Hehe, I love your review as always. This episode is better than 306, to tell the truth.
But I think my huge problem with whole A/G thing is whenever the writers bring it, they tend to reset Arthur and Merlin’s relationship to some extent(I think the writers are not even aware of it). But as an emotionally mature audience, I really don’t like that. And I think this has always been the huge problem ever since S2 (S2 is the worst on this part).
I hope they soon move back to the main story of this show which is NO DOUBT the relationship between Arthur and Merlin. That’s most of the audience are interested and which makes this show to a another level. And Bradley and Colin always bring out their best when they do scene together.
BTW, I think everyone get really tired after all the mess. The writers, the actor/actress, the hetero-pair fans, the slash fans. Even BBC is tired, I think. They even create the B/C quest to sooth the slash fans, especially Quest 7.

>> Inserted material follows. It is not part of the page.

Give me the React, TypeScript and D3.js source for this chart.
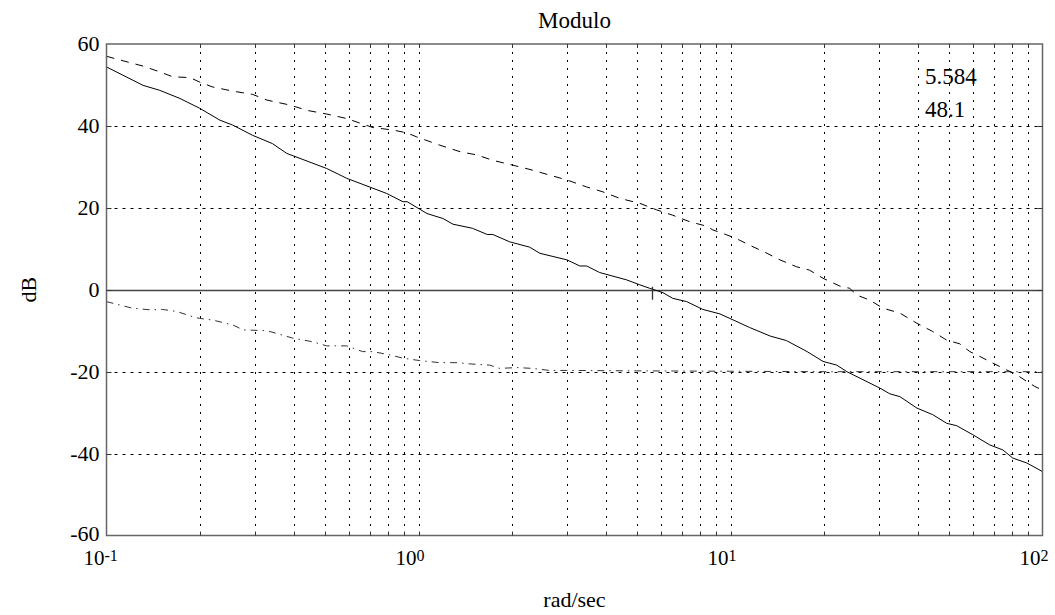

I agree completely about the A/M relationship being the core of the show. We did see a little more action out of Merlin this time when he hit the guard with a sword and Arthur was pleasantly surprised, but so much what Merlin does is unappreciated (I know that’s what the writers like but it’s growing old now.) There is just not enough airtime to their scenes together.
I do think the writers are hinting that Elyan could become a knight, either directly, or through the story line that Gwen and Elyan have noble blood (a good way to make Gwen queen as well).
In any event, it was announced today that Merlin would be renewed for a 4th season, but with 10 episodes(?). We’ll see…
Love the review.
Am I the only one that is getting really sick of Morgana? I mean seriously to the point that I just want to slap her. Seriously, I’ve found that the evil thing has worked for hot girls, but on her it has just gotten to the point that I just want to shake her until she turns good or something!
And after 3 sseasons, can’t Merlin get some recognition already!? I love the show, but the whole saying that Merlin is useless even though you know he does everything has been done to death!
This bit made me giggle way more than it should!
As always, a very funny and apt review.